New Delhi: Delhi tops the list among cities in the country in terms of fatal road accidents with five people - four of whom are pedestrians and two-wheeler riders - losing their lives every day, a report by Centre for Science and Environment (CSE) revealed.
The report pointed out that road accidents in the national capital had so far claimed 325 lives during the night and 332 lives in the day time from January 1 to May 31 this year.
Quoting Union Ministry of Road Transport and Highways' report - Road Accidents in India 2012, CSE said that about five road accident deaths occur every day, which includes two pedestrians and two two-wheeler riders. It also said every week, two cyclists and one car rider dies in the city.
As per the report released by CSE, violation of rules is rampant in Delhi - with 329,000 cases of signal jumps, over 14,000 cases of drunken driving and 45,158 cases of over speeding being reported across different parts of the national Capital. Chennai, which follows Delhi in road accident deaths, reports 25 per cent less fatalities.
"16 deaths and 58 road injures are reported in India in every hour with sharing of fatal accidents in the total being up from 18 per cent in 2003 to 25 in 2012," the report also pointed out.
The report noted that in Delhi, the share of pedestrians falling victims to road crashes is as high as 44 per cent - the highest among key metro cities.
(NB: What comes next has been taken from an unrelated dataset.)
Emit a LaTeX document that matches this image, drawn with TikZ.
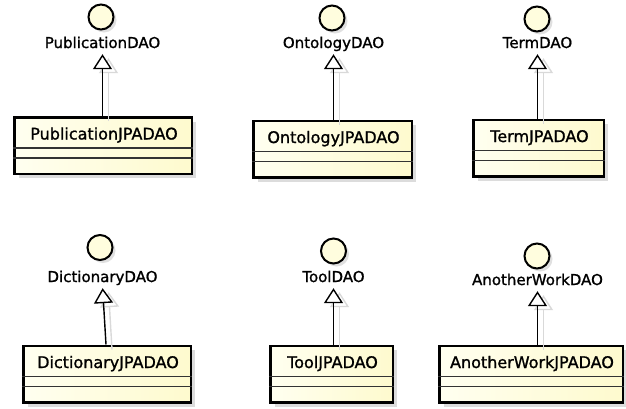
\documentclass[tikz,border=0pt]{standalone}
\usepackage{fontspec}
\setmainfont{DejaVu Sans}
\newfontfamily\umlfont[FakeBold=1.2]{DejaVu Sans}
\usetikzlibrary{arrows.meta,calc,shadows}

\definecolor{ifill}{RGB}{255,253,222}
\definecolor{ctop}{RGB}{255,255,240}
\definecolor{cbot}{RGB}{254,250,206}

\tikzset{
  cls/.style={draw=black, line width=2.5pt, left color=ctop, right color=cbot,
    inner sep=0pt, minimum height=56.5pt,
    drop shadow={shadow xshift=4.5pt, shadow yshift=-4.5pt, fill=black!25, opacity=.55}},
  clsname/.style={font=\umlfont\fontsize{16}{18}\selectfont, inner sep=0pt, anchor=base},
  sep/.style={draw=black!80, line width=1.4pt},
  iface/.style={circle, draw=black, line width=2pt, fill=ifill, minimum size=25pt, inner sep=0pt,
    drop shadow={shadow xshift=3pt, shadow yshift=-3pt, fill=black!30, opacity=.4}},
  ilabel/.style={font=\umlfont\fontsize{15}{18}\selectfont, text height=11pt, text depth=3pt,
    inner sep=1pt, anchor=base},
  gen/.style={draw=black, line width=1.4pt, shorten >=2pt,
    -{Triangle[length=15pt,width=19pt,fill=white]}},
  gshadow/.style={draw=black!15, line width=1.4pt, shorten >=2pt,
    -{Triangle[open,length=15pt,width=19pt]}}
}

\begin{document}
\begin{tikzpicture}[x=1pt,y=-1pt]
\useasboundingbox (0,0) rectangle (626,408);

% ---------- implementation classes ----------
\node[cls, minimum width=177.5pt] (pubc) at (103,145.5) {};
\node[cls, minimum width=158.5pt] (ontc) at (332.5,149) {};
\node[cls, minimum width=130.5pt] (terc) at (538.5,148) {};
\node[cls, minimum width=167.5pt] (dicc) at (107,374) {};
\node[cls, minimum width=122.5pt] (tooc) at (331.5,374) {};
\node[cls, minimum width=183.5pt] (anoc) at (531,374) {};

% compartments and class names
\foreach \c/\t in {pubc/PublicationJPADAO, ontc/OntologyJPADAO, terc/TermJPADAO,
                   dicc/DictionaryJPADAO, tooc/ToolJPADAO, anoc/AnotherWorkJPADAO}{
  \draw[sep] ($(\c.north west)+(0,32)$) -- ($(\c.north east)+(0,32)$);
  \draw[sep] ($(\c.north west)+(0,42)$) -- ($(\c.north east)+(0,42)$);
  \node[clsname] (\c-name) at ($(\c.north)+(1,23.5)$) {\t};
}

% ---------- interfaces (lollipop) ----------
\node[iface] (pubo) at (101,17) {};
\node[iface] (onto) at (332,18) {};
\node[iface] (tero) at (537,19) {};
\node[iface] (dico) at (100,247.5) {};
\node[iface] (tooo) at (333.5,251) {};
\node[iface] (anoo) at (537,256) {};

\node[ilabel] (publ) at (102.5,48) {PublicationDAO};
\node[ilabel] (ontl) at (333.5,48) {OntologyDAO};
\node[ilabel] (terl) at (537.5,48) {TermDAO};
\node[ilabel] (dicl) at (102.5,282) {DictionaryDAO};
\node[ilabel] (tool) at (333.5,282) {ToolDAO};
\node[ilabel] (anol) at (537.5,285) {AnotherWorkDAO};

% ---------- realization arrows ----------
\foreach \c/\l in {pubc/publ, ontc/ontl, terc/terl, tooc/tool, anoc/anol}{
  \draw[gshadow] ($(\c.north -| \l.south)+(6,5)$) -- ($(\l.south)+(6,4)$);
  \draw[gen] (\c.north -| \l.south) -- (\l.south);
}
\draw[gshadow] ($(dicc.north)+(5,5)$) -- ($(dicl.south)+(6,4)$);
\draw[gen] ($(dicc.north)+(-1,0)$) -- (dicl.south);
\end{tikzpicture}
\end{document}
As much as 50 per cent of accidents occur at night, and 33 per cent between 6 pm and 12 am, in the city.
"If any other cause was responsible for so many deaths in Indian cities, it would have led to emergency measures. Neither the rich and powerful nor the poor can escape the fury of our killer roads," CSE's executive director Anumita Roychowdhury said.
She also said that report also suggested that most accidents occur near flyovers, crossing and signal-free and high speed corridors.
Of the total accident prone hotspots identified near flyovers, about 27 per cent are on the Ring Road, 17 per cent on GTK Road, 13 on Outer Ring Road and 6 per cent on Mathura Road, she said.
"It is important to note that the eight key arterial roads that record nearly 75 per cent of all deaths, have been designed as high speed corridors, which received the maximum attention and resources from the government - including widening for six-eight lanes, flyovers to allow seamless travel for vehicles, subway crossings and foot overbridges to prevent people from crossing on the surface and obstructing traffic flow, and closing of medians to allow vehicles to move uninterrupted. These features have turned these arterial roads into death traps," the report stated.